I need to be able to transfer data between different blocks but without using global memory because it’s way too slow. In the NVIDIA Fermi card, there’s a new L2 cache that goes across the whole GPU. Is it possible to use this cache, and if it is, how?
Thanks

Hi Tom,

The L2 cache is hardware managed so you don’t have direct control on how the data is stored. I’ve been poking around the web to see if I can find details on how the L2 caching policy works, but haven’t found anything concrete. As best as I can tell, data in the L2 cache is visible to all executing blocks and I assume if the hardware will cache frequently used variables especially if used across blocks.

  • Mat

I posted a similar question in the NVIDIA forums: The Official NVIDIA Forums | NVIDIA. Apparently the only control you have to the L2 cache is through modifiers in PTX instructions. This can be done on the CUDA C compiler using inline PTX.

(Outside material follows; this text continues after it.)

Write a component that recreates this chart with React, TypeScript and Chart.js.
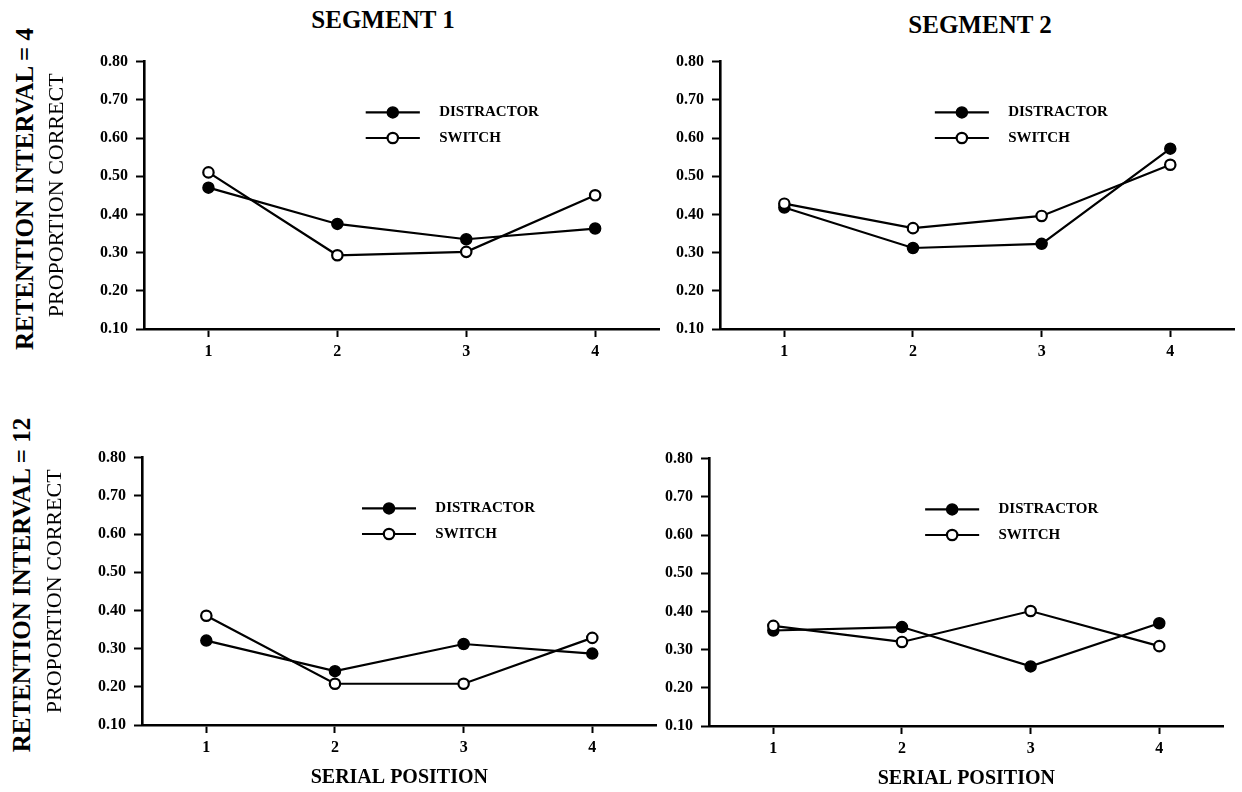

What I’m hoping is that by not going over the 768KB limit, every read/write I make to global memory will be done through the L2 cache. I’ll be frequently transferring data between blocks by writing to a global memory and then reading from that array with the other blocks. Is is wrong to assume that the L2 cache will always be used if I don’t go over 768KB?

Is is wrong to assume that the L2 cache will always be used if I don’t go over 768KB?

Unfortunately, I don’t know. Hopefully the NVIDIA forums can be more helpful with this one.

  • Mat